For example, a visitor lands on your website, browses around, selects a product, and adds it to their cart, but then gets distracted, forgets, and closes the tab. In this case, retargeting will "catch up" with them on another site and show the product they were interested in. And of course, you'll need to pay for these visitors.
Contextual advertising offers
two payment models:
- CPC (cost-per-click), you only pay when a user clicks on your ad.
- CPA (cost-per-action), you only pay when the visitor completes a specific action—such as submitting a form or making a purchase on your website.
Cost-per-click (CPC) is considered the more basic and common model because it's cheaper, so we'll focus on it moving forward.
Another important thing to keep in mind about contextual advertising is that it doesn't have a fixed price. The bid is set by the advertising system (in our case, Google Ads) and works like an auction: the highest bidder gets the best ad placement.

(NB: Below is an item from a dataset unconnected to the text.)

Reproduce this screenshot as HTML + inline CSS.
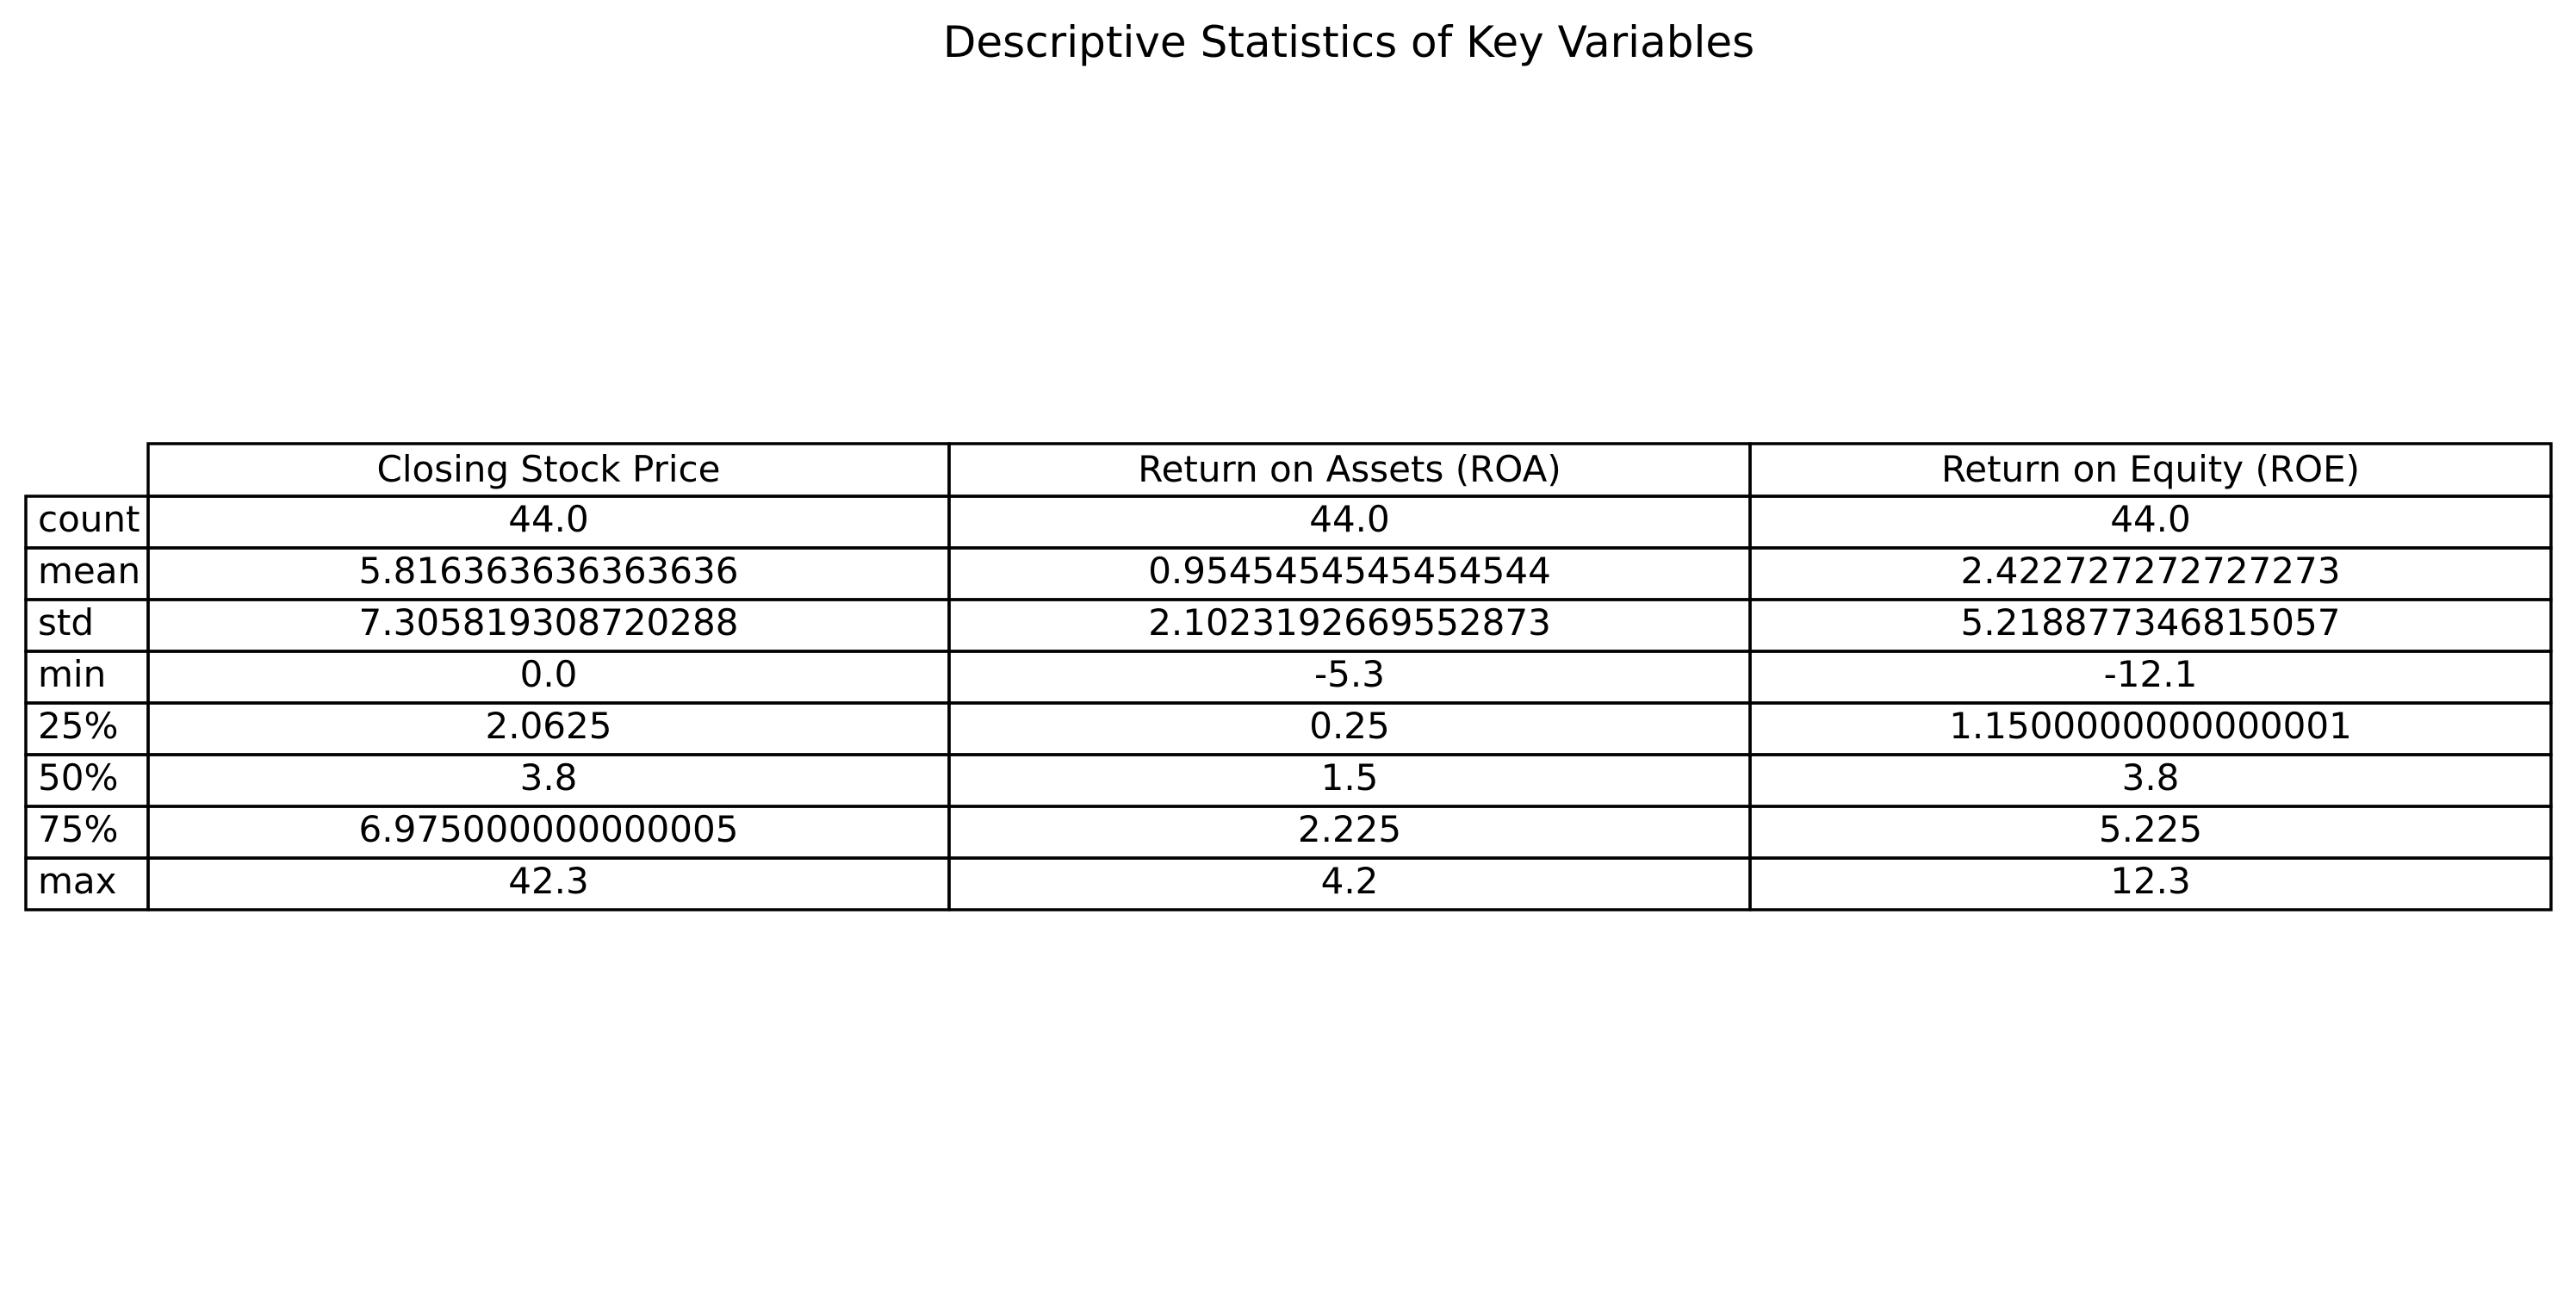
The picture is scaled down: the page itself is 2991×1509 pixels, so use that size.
<!DOCTYPE html>
<html><head><meta charset="utf-8">
<style>
html,body{margin:0;padding:0;background:#fff;}
svg{display:block;font-family:"DejaVu Sans","Liberation Sans",sans-serif;}
</style></head>
<body>
<svg id="chart" width="2991" height="1509" viewBox="0 0 2991 1509" xmlns="http://www.w3.org/2000/svg">
<rect width="2991" height="1509" fill="#fff"/>
<text x="1566" y="66" font-size="50" text-anchor="middle" fill="#000">Descriptive Statistics of Key Variables</text>
<g id="tbl"></g>
</svg>
<script>
const columns = ["Closing Stock Price", "Return on Assets (ROA)", "Return on Equity (ROE)"];
const rowLabels = ["count", "mean", "std", "min", "25%", "50%", "75%", "max"];
const closingStockPrice = ["44.0", "5.816363636363636", "7.305819308720288", "0.0", "2.0625", "3.8", "6.975000000000005", "42.3"];
const roaValues = ["44.0", "0.9545454545454544", "2.1023192669552873", "-5.3", "0.25", "1.5", "2.225", "4.2"];
const roeValues = ["44.0", "2.422727272727273", "5.218877346815057", "-12.1", "1.1500000000000001", "3.8", "5.225", "12.3"];

const series = [closingStockPrice, roaValues, roeValues];
const NS = "http://www.w3.org/2000/svg";
const g = document.getElementById("tbl");
const labelX0 = 30, x0 = 172, x1 = 2962, headerTop = 515, rowTop = 576, rowH = 60, fs = 42;
const colW = (x1 - x0) / columns.length;

function rect(x, y, w, h, name) {
  const r = document.createElementNS(NS, "rect");
  r.setAttribute("x", x); r.setAttribute("y", y);
  r.setAttribute("width", w); r.setAttribute("height", h);
  r.setAttribute("fill", "none"); r.setAttribute("stroke", "#000"); r.setAttribute("stroke-width", "3.5");
  
  
  g.appendChild(r);
}
function text(x, y, s, anchor, name) {
  const t = document.createElementNS(NS, "text");
  t.setAttribute("x", x); t.setAttribute("y", y);
  t.setAttribute("font-size", fs); t.setAttribute("text-anchor", anchor);
  t.textContent = s;
  
  
  g.appendChild(t);
}
columns.forEach((c, j) => {
  const x = x0 + j * colW;
  rect(x, headerTop, colW, rowTop - headerTop, "header-cell");
  text(x + colW / 2, headerTop + 44, c, "middle", "column-header");
});
rowLabels.forEach((lab, i) => {
  const y = rowTop + i * rowH;
  rect(labelX0, y, x0 - labelX0, rowH, "row-label-cell");
  text(labelX0 + 14, y + 41, lab, "start", "row-label");
  series.forEach((vals, j) => {
    const x = x0 + j * colW;
    rect(x, y, colW, rowH, "data-cell");
    text(x + colW / 2, y + 41, vals[i], "middle", "cell-value");
  });
});
</script>
</body></html>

Besides the bid—the cost you're willing to pay to get to the desired place in search—there is also the cost per click, which is how much you pay when a user actually clicks through to your website.
The cost per click depends on the bid amount and the
Quality Score of your campaign.
Quality Score is a metric used by Google Ads that measures how relevant and useful your ads, keywords, and landing pages are to users. A higher Quality Score means your ads are more likely to show up in better positions and cost less per click.